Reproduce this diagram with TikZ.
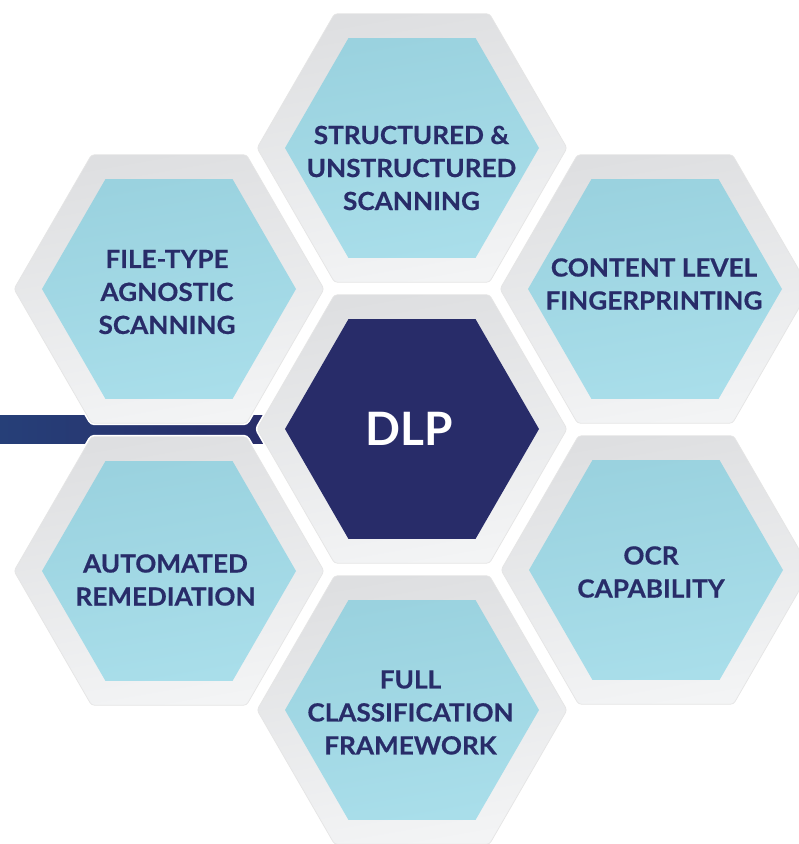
\documentclass[tikz,border=0pt]{standalone}
\usepackage{fontspec}
\setmainfont{Lato}
\newfontfamily\labfont{Lato}[FakeStretch=1.045,BoldFeatures={FakeBold=0.5}]
\usetikzlibrary{calc}
\definecolor{navy}{HTML}{282C69}
\definecolor{grayA}{HTML}{DEDFE1}
\definecolor{grayB}{HTML}{F3F4F5}
\definecolor{blueA}{HTML}{9AD2DF}
\definecolor{blueB}{HTML}{A9DEEA}
\definecolor{barA}{HTML}{263F78}
\definecolor{barB}{HTML}{282C69}
\newcommand\hexat[2]{(#1) ++(#2,0) -- ++({-#2/2},{0.8660254*#2}) -- ++(-#2,0) -- ++({-#2/2},{-0.8660254*#2}) -- ++({#2/2},{-0.8660254*#2}) -- ++(#2,0) -- cycle}
\tikzset{
  ring/.style={preaction={draw=white,line width=4pt},draw=black!10,line width=0.7pt,
    rounded corners=3pt,top color=grayA,bottom color=grayB,shading angle=10},
  core/.style={top color=blueA,bottom color=blueB,shading angle=10},
  corecenter/.style={fill=navy},
  lab/.style={font=\labfont\fontsize{25}{33}\selectfont\bfseries,text=navy,align=center,inner sep=0pt},
  dlp/.style={font=\fontsize{46}{50}\selectfont\bfseries,text=white,inner sep=0pt}
}
\begin{document}
\begin{tikzpicture}[x=1pt,y=-1pt]
\useasboundingbox (0,0) rectangle (799,844);
\clip (0,0) rectangle (799,844);
\coordinate (hTop) at (412,148);
\coordinate (hTL) at (169,289);
\coordinate (hTR) at (655,289);
\coordinate (hC) at (412,429);
\coordinate (hBL) at (169,571);
\coordinate (hBR) at (656,570);
\coordinate (hBot) at (412,710);
% bar
\shade[left color=barA,right color=barB] (0,415) rectangle (275,443);
% outer rings
\foreach \h in {hTop,hTL,hTR,hBL,hBR,hBot,hC}{
  \path[ring] \hexat{\h}{155};
}
% inner cores
\foreach \h in {hTop,hTL,hTR,hBL,hBR,hBot}{
  \path[core] \hexat{\h}{127};
}
\path[corecenter] \hexat{hC}{127};
% labels
\node[lab] (tTop) at (411.5,168) {STRUCTURED \&\\UNSTRUCTURED\\SCANNING};
\node[lab] (tTL) at (167,292) {FILE-TYPE\\AGNOSTIC\\SCANNING};
\node[lab] (tTR) at (654,284) {CONTENT LEVEL\\FINGERPRINTING};
\node[lab] (tBL) at (165.5,580) {AUTOMATED\\REMEDIATION};
\node[lab] (tBR) at (651,572) {OCR\\CAPABILITY};
\node[lab] (tBot) at (410.5,712.5) {FULL\\CLASSIFICATION\\FRAMEWORK};
\node[dlp] (tC) at (409,428.5) {DLP};
\end{tikzpicture}
\end{document}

........

What is required: Exclude the images and reproduce the remaining data exactly.

Exercise response:
Reproduce this diagram with TikZ.
\documentclass[tikz,border=0pt]{standalone}
\usepackage{fontspec}
\setmainfont{Lato}
\newfontfamily\labfont{Lato}[FakeStretch=1.045,BoldFeatures={FakeBold=0.5}]
\usetikzlibrary{calc}
\definecolor{navy}{HTML}{282C69}
\definecolor{grayA}{HTML}{DEDFE1}
\definecolor{grayB}{HTML}{F3F4F5}
\definecolor{blueA}{HTML}{9AD2DF}
\definecolor{blueB}{HTML}{A9DEEA}
\definecolor{barA}{HTML}{263F78}
\definecolor{barB}{HTML}{282C69}
\newcommand\hexat[2]{(#1) ++(#2,0) -- ++({-#2/2},{0.8660254*#2}) -- ++(-#2,0) -- ++({-#2/2},{-0.8660254*#2}) -- ++({#2/2},{-0.8660254*#2}) -- ++(#2,0) -- cycle}
\tikzset{
  ring/.style={preaction={draw=white,line width=4pt},draw=black!10,line width=0.7pt,
    rounded corners=3pt,top color=grayA,bottom color=grayB,shading angle=10},
  core/.style={top color=blueA,bottom color=blueB,shading angle=10},
  corecenter/.style={fill=navy},
  lab/.style={font=\labfont\fontsize{25}{33}\selectfont\bfseries,text=navy,align=center,inner sep=0pt},
  dlp/.style={font=\fontsize{46}{50}\selectfont\bfseries,text=white,inner sep=0pt}
}
\begin{document}
\begin{tikzpicture}[x=1pt,y=-1pt]
\useasboundingbox (0,0) rectangle (799,844);
\clip (0,0) rectangle (799,844);
\coordinate (hTop) at (412,148);
\coordinate (hTL) at (169,289);
\coordinate (hTR) at (655,289);
\coordinate (hC) at (412,429);
\coordinate (hBL) at (169,571);
\coordinate (hBR) at (656,570);
\coordinate (hBot) at (412,710);
% bar
\shade[left color=barA,right color=barB] (0,415) rectangle (275,443);
% outer rings
\foreach \h in {hTop,hTL,hTR,hBL,hBR,hBot,hC}{
  \path[ring] \hexat{\h}{155};
}
% inner cores
\foreach \h in {hTop,hTL,hTR,hBL,hBR,hBot}{
  \path[core] \hexat{\h}{127};
}
\path[corecenter] \hexat{hC}{127};
% labels
\node[lab] (tTop) at (411.5,168) {STRUCTURED \&\\UNSTRUCTURED\\SCANNING};
\node[lab] (tTL) at (167,292) {FILE-TYPE\\AGNOSTIC\\SCANNING};
\node[lab] (tTR) at (654,284) {CONTENT LEVEL\\FINGERPRINTING};
\node[lab] (tBL) at (165.5,580) {AUTOMATED\\REMEDIATION};
\node[lab] (tBR) at (651,572) {OCR\\CAPABILITY};
\node[lab] (tBot) at (410.5,712.5) {FULL\\CLASSIFICATION\\FRAMEWORK};
\node[dlp] (tC) at (409,428.5) {DLP};
\end{tikzpicture}
\end{document}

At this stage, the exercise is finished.